How do we extract zones for endpoints? We can have the controller watch create and update events on nodes in the entire cluster and based on that keep the map of nodes to zones in the memory. And when we generate endpoints list, we can access node name using .subsets.addresses[i].nodeName and based on that fetch zone from the map in memory and store it as a field on the endpoint. This solution assumes failure-domain.beta.kubernetes.io/zone annotation does not change until the end of the node's life. Otherwise, we have to watch update events as well on the nodes and that'll add even more overhead.

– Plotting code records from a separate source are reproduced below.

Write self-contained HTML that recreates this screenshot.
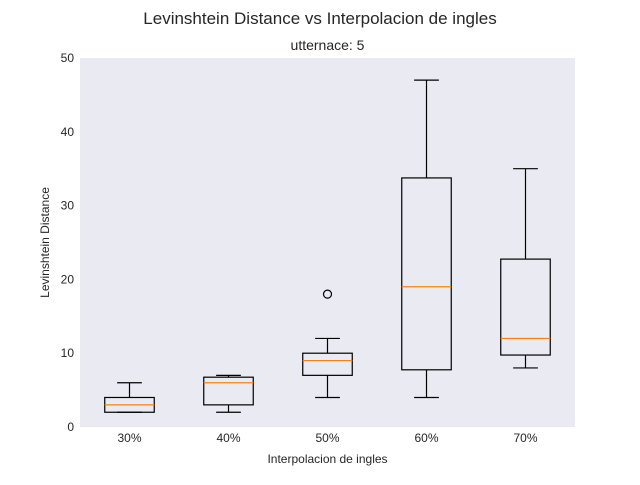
<!DOCTYPE html>
<html><head><meta charset="utf-8"><style>
body{margin:0;background:#fff;font-family:"Liberation Sans",sans-serif;}
</style></head><body>
<svg id="chart" width="640" height="480" xmlns="http://www.w3.org/2000/svg">
<text x="320" y="24" text-anchor="middle" font-size="17" fill="#262626">Levinshtein Distance vs Interpolacion de ingles</text>
<text x="327.5" y="50" text-anchor="middle" font-size="14" fill="#262626">utternace: 5</text>
<rect x="80" y="58" width="495" height="369" fill="#EAEAF2"/>
<g id="yticks"></g><g id="xticks"></g><g id="boxes"></g>
<text x="327.5" y="463" text-anchor="middle" font-size="12" fill="#262626">Interpolacion de ingles</text>
<text transform="translate(49,242.5) rotate(-90)" text-anchor="middle" font-size="12" fill="#262626">Levinshtein Distance</text>
</svg>
<script>
const categories=["30%","40%","50%","60%","70%"];
const whiskerLow=[2,2,4,4,8];
const q1=[2,3,7,7.75,9.75];
const medians=[3,6,9,19,12];
const q3=[4,6.75,10,33.75,22.75];
const whiskerHigh=[6,7,12,47,35];
const outliers=[[],[],[18],[],[]];
const yTicks=[0,10,20,30,40,50];
const NS="http://www.w3.org/2000/svg";
const X0=80,X1=575,Y0=427,Y1=58;
const xs=i=>X0+(i+0.5)*(X1-X0)/categories.length;
const ys=v=>Y0-(v/50)*(Y0-Y1);
const bw=(X1-X0)/categories.length;
function mk(tag,attrs,parent){const e=document.createElementNS(NS,tag);for(const k in attrs)e.setAttribute(k,attrs[k]);parent.appendChild(e);return e;}
const yg=document.getElementById('yticks');
yTicks.forEach(t=>{const e=mk('text',{x:74,y:ys(t)+4,'text-anchor':'end','font-size':12,fill:'#262626'},yg);e.textContent=t;

});
const xg=document.getElementById('xticks');
categories.forEach((c,i)=>{const e=mk('text',{x:xs(i),y:442,'text-anchor':'middle','font-size':12,fill:'#262626'},xg);e.textContent=c;

});
const bg=document.getElementById('boxes');
categories.forEach((c,i)=>{
const g=mk('g',{stroke:'#000','stroke-width':1.2,fill:'none'},bg);


const x=xs(i),h=bw*0.25,cw=bw*0.125;
mk('rect',{x:x-h,y:ys(q3[i]),width:2*h,height:ys(q1[i])-ys(q3[i])},g);
mk('line',{x1:x,x2:x,y1:ys(q1[i]),y2:ys(whiskerLow[i])},g);
mk('line',{x1:x,x2:x,y1:ys(q3[i]),y2:ys(whiskerHigh[i])},g);
mk('line',{x1:x-cw,x2:x+cw,y1:ys(whiskerLow[i]),y2:ys(whiskerLow[i])},g);
mk('line',{x1:x-cw,x2:x+cw,y1:ys(whiskerHigh[i]),y2:ys(whiskerHigh[i])},g);
mk('line',{x1:x-h,x2:x+h,y1:ys(medians[i]),y2:ys(medians[i]),stroke:'#FF7F0E'},g);
outliers[i].forEach(o=>{mk('circle',{cx:x,cy:ys(o),r:4},g);});
});
</script>
</body></html>
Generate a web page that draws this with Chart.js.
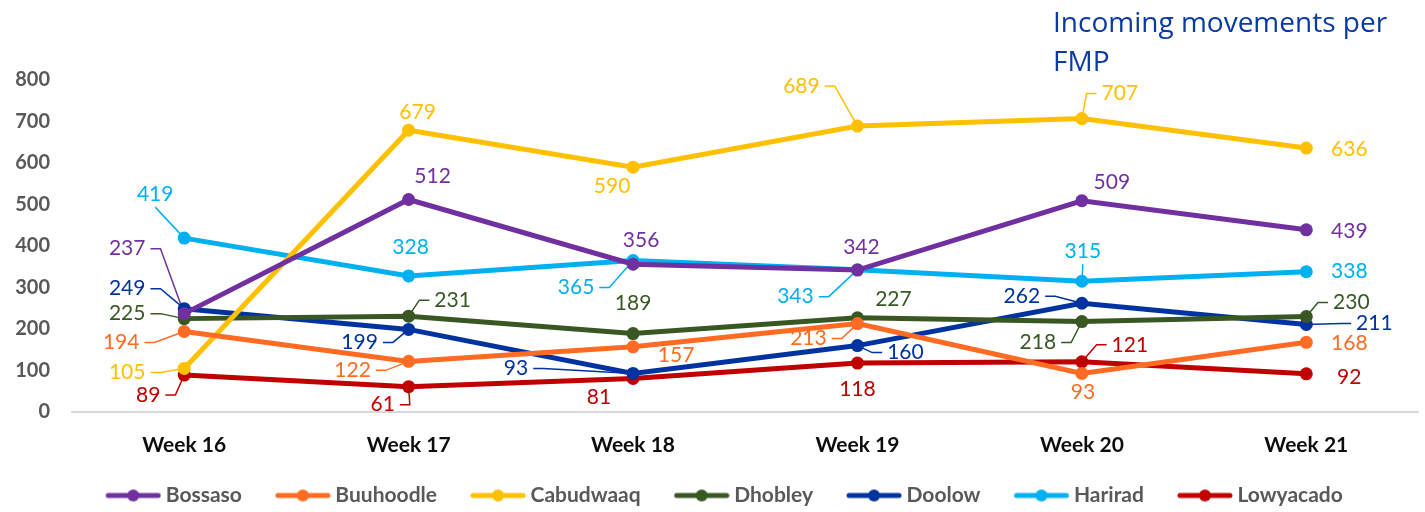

Alternatively, we can get the list of nodes only when there's no node in the memory for the given node name. This is probably a better solution because then we would avoid watching for API changes on node resources. We can eagerly fetch all the nodes and build node name to zone mapping on start. From there on, it will sync during endpoint building in the main event loop if there's no existing entry for the node of an endpoint. This means an extra API call in case cluster has expanded.

How do we make sure we do our best to choose zone-local endpoint? This will be done on the Lua side. For every backend, we will initialize two balancer instances: (1) with all endpoints (2) with all endpoints corresponding to the current zone for the backend. Then given the request once we choose what backend needs to serve the request, we will first try to use a zonal balancer for that backend. If a zonal balancer does not exist (i.e. there's no zonal endpoint) then we will use a general balancer. In case of zonal outages, we assume that the readiness probe will fail and the controller will see no endpoints for the backend and therefore we will use a general balancer.

We can enable the feature using a configmap setting. Doing it this way makes it easier to rollback in case of a problem.

Implementation History

  • initial version of KEP is shipped
  • proposal and implementation details are done

Drawbacks [optional]

More load on the Kubernetes API server.